His growing emphasis on order, seriousness, and structured authority would later become hallmarks of what developed into La Luz del Mundo. But at this earlier stage, those traits were fundamentally incompatible with the instability and hypocrisy he was witnessing.

Psychological Pressure and the Breaking Point

What LLDM later rebranded as a purely divine rupture was, historically, the culmination of accumulated pressures. These included psychological strain under authoritarian control, exposure to moral corruption, suppression of Scripture in favor of unchecked prophetic revelation, and a deepening conviction that he could no longer recognize the legitimacy of the leaders above him.

The break, therefore, was not a sudden heavenly interruption detached from context. It emerged from sustained humiliation, doctrinal instability, coercive authority, and moral crisis. The separation reflected not merely mystical calling but human conflict—conflict over power, doctrine, legitimacy, and personal integrity.

By the time Eusebio separated, the rupture had been building for years. The later apostolic narrative streamlined this history into a single divine commissioning moment. But the historical record suggests something far more layered: a man shaped by prophetic authoritarianism who ultimately rejected the leaders above him—not by abandoning the prophetic-authoritarian model, but by relocating it to himself.


1930–1937 — Conflict With Borrego: Dreams, Revelations, and Authority

As Eusebio began preaching more independently during the 1930s, tensions within ICE intensified. He began claiming dreams that overrode established doctrine and introduced new practices grounded in visionary experiences. Among these developments were barefoot preaching (descalzamiento), rebaptizing individuals based on his revelations, and implementing doctrinal shifts tied to his private spiritual experiences.

Francisco Borrego attempted to correct him, but Eusebio resisted these corrections. What was unfolding was not merely a personality conflict; it was a dispute over authority. Would doctrine be governed by Scripture and communal accountability, or by the direct revelation of a single prophetic figure?

Ultimately, Eusebio broke away and claimed a restorationist calling.

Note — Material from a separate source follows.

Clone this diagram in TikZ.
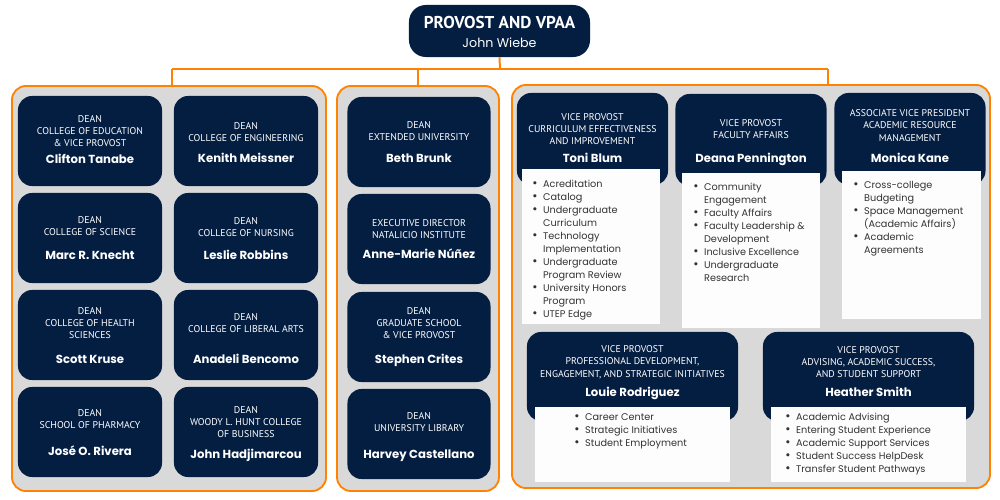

In 1937, he was formally excommunicated. This marks the historical moment in which La Luz del Mundo effectively comes into existence. The separation did not occur because of a universally recognized divine commission but in the context of doctrinal conflict, prophetic authoritarianism, moral concerns, and ecclesiastical discipline.

A crucial historical question arises: when was Eusebio first publicly recognized as an apostle? The earliest historically documented and publicly acknowledged use of the apostolic title appears on July 18, 1943. Later institutional narratives would retroactively place his apostleship in 1926, effectively relocating the divine commissioning to the beginning of his ministry. This adjustment significantly reshaped the origin story of the movement, presenting the apostleship as foundational rather than developmental.